Kendati demikian, Eva menjelaskan bahwa tugas KemenPPPA ke depan semakin berat lantaran kasus kekerasan terhadap perempuan dan anak terus terjadi. Di lain sisi, kata Eva, aturan mengenai kesetaraan gender sedang diupayakan dan diperkuat untuk masuk ke dalam prolegnas 2025-2029.
“Ke depan, Vero harus meningkatkan portofolio dan perspektif mengenai kesetaraan gender. Saya melihat RUU mengenai Kesetaraan Gender sedang diupayakan untuk masuk dalam prolegnas, nanti KemenPPPA yang akan menjadi leading sector, sehingga tantangan paling dekat adalah menjadi menggolkan RUU Kesetaraan Gender,” imbuhnya.
Tak hanya sampai di situ, Eva juga menekankan bahwa Vero harus memperkuat komitmennya untuk mengimplementasi aturan UU Tindak Pidana Kekerasan Seksual (TPKS) yang saat ini masih belum efektif, serta mendorong pengesahan beberapa aturan turunan UU TPKS yang masih stagnan di Kemensetneg dan Kemenkumham.
“Harus menjalankan UU TPKS yang belum tuntas, lalu menciptakan kesetaraan di bidang ekonomi saat kelas menengah sedang turun dan perempuan menjadi korban yang terpinggirkan. Apalagi RUU PPRT juga belum digolkan untuk kesetaraan. Jadi Bu Vero punya PR yang cukup serius, saya melihat Bu Vero punya modal awal saat menangani kekerasan seksual di Jakarta, beliau cerdas jadi akan cepat beradaptasi,” ucap Eva.
Selain itu, Eva juga mengemukakan bahwa minimnya dana KemenPPPA turut menjadi tantangan ke depan dalam mengelola urusan perempuan dan anak. Atas dasar itu, Eva berharap Vero nantinya bisa bersikap lebih berani dalam mengajukan anggaran ke DPR dan Kementerian Keuangan.
“Harus berani untuk minta tambahan dana supaya gerakan untuk memberdayakan perempuan dan melindungi anak menjadi lebih luas, karena situasi status perempuan dan anak ini sangat terhimpit dengan kasus TPPO, KDRT, kekerasan berbasis gender, dan minimnya partisipasi perempuan di bidang ekonomi serta politik,” katanya.
Eva menekankan bahwa tugas KemenPPPA ke depan akan dipenuhi tantangan secara nasional maupun internasional. Dikatakan bahwa situasi perempuan dan anak Indonesia saat ini masih rentan terhadap berbagai kasus perdagangan orang, kekerasan fisik, seksual baik secara daring maupun luring.

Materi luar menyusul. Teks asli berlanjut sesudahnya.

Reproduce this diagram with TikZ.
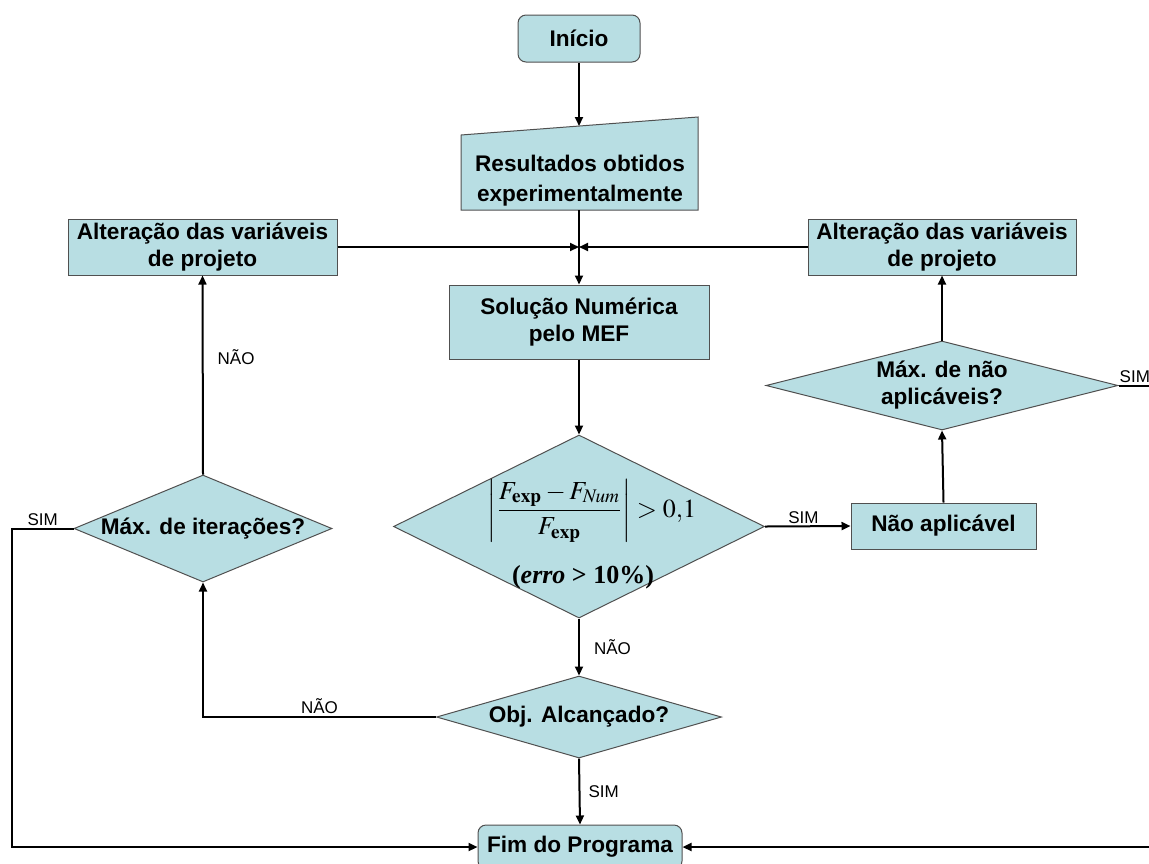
\documentclass[tikz,border=0pt]{standalone}
\usepackage{amsmath}
\usepackage{mathptmx}
\usepackage[no-math]{fontspec}
\setmainfont{Liberation Sans}
\newfontfamily\timesfont{Liberation Serif}
\usepackage{tikz}
\usetikzlibrary{shapes.geometric, arrows.meta, positioning, calc}
\definecolor{boxfill}{RGB}{184,222,227}
\definecolor{boxline}{RGB}{80,80,80}

\begin{document}
\begin{tikzpicture}[
    x=0.5pt, y=-0.5pt,
    % Styles
    proc/.style={rectangle, draw=boxline, line width=0.5pt, fill=boxfill, align=center, inner sep=0pt, font=\fontsize{11.3}{13.5}\selectfont\bfseries},
    term/.style={proc, rounded corners=4pt},
    dec/.style={diamond, draw=boxline, line width=0.5pt, fill=boxfill, inner sep=0pt},
    dectext/.style={align=center, inner sep=0pt, font=\fontsize{11.3}{13.5}\selectfont\bfseries},
    arrow/.style={-{Triangle[length=4.5pt, width=4pt]}, line width=1pt},
    lbl/.style={font=\fontsize{8.5}{10}\selectfont, inner sep=1pt},
]
\useasboundingbox (0,0) rectangle (1149,863);
\clip (0,0) rectangle (1149,863);

% ===== START / INPUT =====
\node[term, minimum width=61pt, minimum height=23.5pt] (inicio) at (579,38.5) {Início};

% manual input block (slanted top)
\filldraw[fill=boxfill, draw=boxline, line width=0.5pt] (461,210) -- (461,135) -- (698,117) -- (698,210) -- cycle;
\node[dectext, font=\fontsize{11.3}{15}\selectfont\bfseries] (res) at (580,181) {Resultados obtidos\\experimentalmente};
\coordinate (resin) at (579,126);
\coordinate (resout) at (579,210);
\coordinate (join) at (579,247);

% ===== PROCESS BOXES =====
\node[proc, minimum width=134.5pt, minimum height=28pt] (altesq) at (202.5,247) {Alteração das variáveis\\de projeto};
\node[proc, minimum width=134pt, minimum height=28pt] (altdir) at (942,247) {Alteração das variáveis\\de projeto};
\node[proc, minimum width=130pt, minimum height=37pt] (sol) at (579,322) {Solução Numérica\\pelo MEF};
\node[proc, minimum width=92.5pt, minimum height=23pt] (naoapl) at (943.5,526) {Não aplicável};

% ===== DECISIONS =====
\node[dec, minimum width=185.5pt, minimum height=91.5pt] (erro) at (579,526.5) {};
\node[font=\fontsize{13}{16}\selectfont] (errof) at (592,511) {$\left|\dfrac{F_{\mathbf{exp}}-F_{\mathit{Num}}}{F_{\mathbf{exp}}}\right|>0{,}1$};
\node[font=\fontsize{13}{16}\timesfont\bfseries] (errot) at (583,577) {(\textit{erro} > 10\%)};

\node[dec, minimum width=176pt, minimum height=44.5pt] (maxnao) at (942,385.5) {};
\node[dectext] (maxnaot) at (maxnao) {Máx. de não\\aplicáveis?};

\node[dec, minimum width=129pt, minimum height=53.5pt] (itera) at (203,528.5) {};
\node[dectext] (iterat) at (itera) {Máx. de iterações?};

\node[dec, minimum width=142.5pt, minimum height=41pt] (obj) at (579,717) {};
\node[dectext] (objt) at (obj) {Obj. Alcançado?};

% ===== END =====
\node[term, minimum width=102pt, minimum height=22pt] (fim) at (580,847) {Fim do Programa};

% outer return lines
\coordinate (lft) at (12,0);
\coordinate (rgt) at (1165,0);

% ===== ARROWS =====
\draw[arrow] (inicio.south) -- (resin);
\draw[arrow] (resout) -- (sol.north);
\draw[arrow] (altesq.east) -- (join);
\draw[arrow] (altdir.west) -- (join);
\draw[arrow] (sol.south) -- (erro.north);

% right branch
\draw[arrow] (erro.east) -- node[lbl, above, pos=0.45] {SIM} (naoapl.west);
\draw[arrow] (naoapl.north) -- (maxnao.south);
\draw[arrow] (maxnao.north) -- (altdir.south);
\draw[arrow] (maxnao.east) -- node[lbl, above, pos=0.35] {SIM} (maxnao.east -| rgt) |- (fim.east);

% left branch
\draw[arrow] (obj.west) -| node[lbl, above, pos=0.25] {NÃO} (itera.south);
\draw[arrow] (itera.north) -- node[lbl, right=6pt, pos=0.59] {NÃO} (altesq.south);
\draw[arrow] (itera.west) -- node[lbl, above] {SIM} (itera.west -| lft) |- (fim.west);

% main spine
\draw[arrow] (erro.south) -- node[lbl, right=6pt] {NÃO} (obj.north);
\draw[arrow] (obj.south) -- node[lbl, right=3pt] {SIM} (fim.north);

\end{tikzpicture}
\end{document}
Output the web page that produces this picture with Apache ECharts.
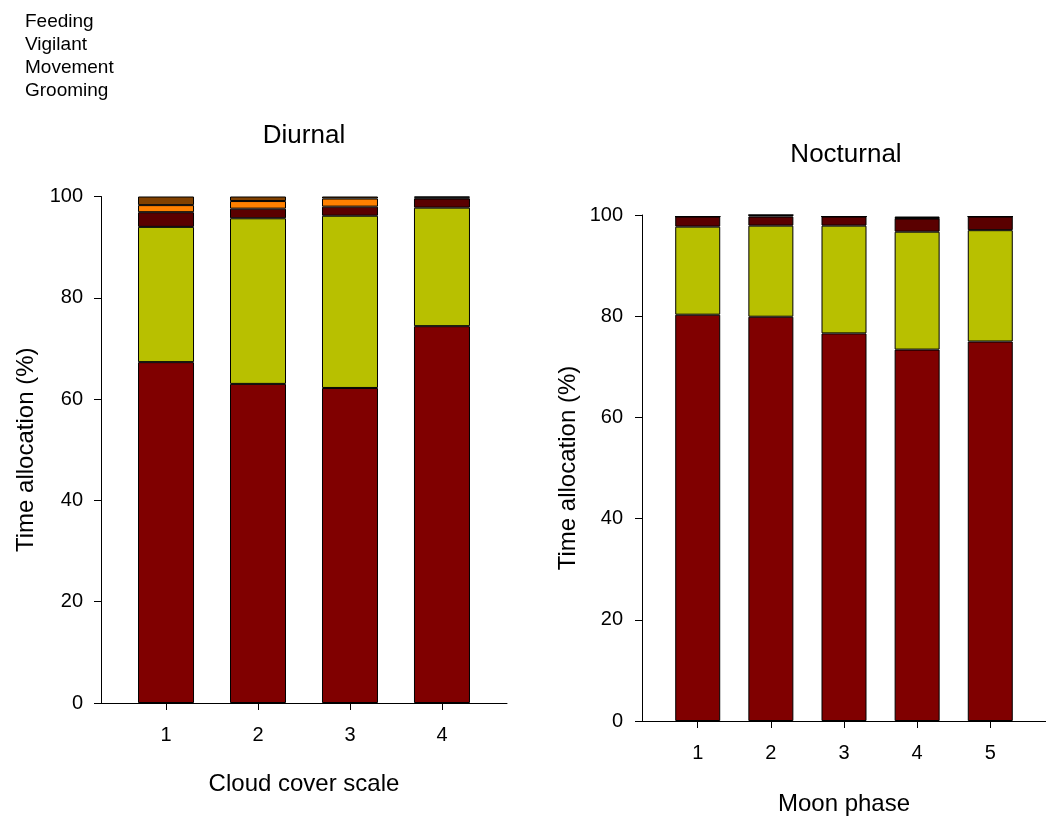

“Vero perlu untuk meningkatkan perspektif dan kapasitas karena yang dihadapi untuk di KemenPPPA itu berat, tidak hanya urusan KDRT, kekerasan seksual, tetapi juga ketimpangan gender di bidang ekonomi, sosial, dan pendidikan yang jauh tertinggal dari negara lain,” tandasnya. (Dev/I-2)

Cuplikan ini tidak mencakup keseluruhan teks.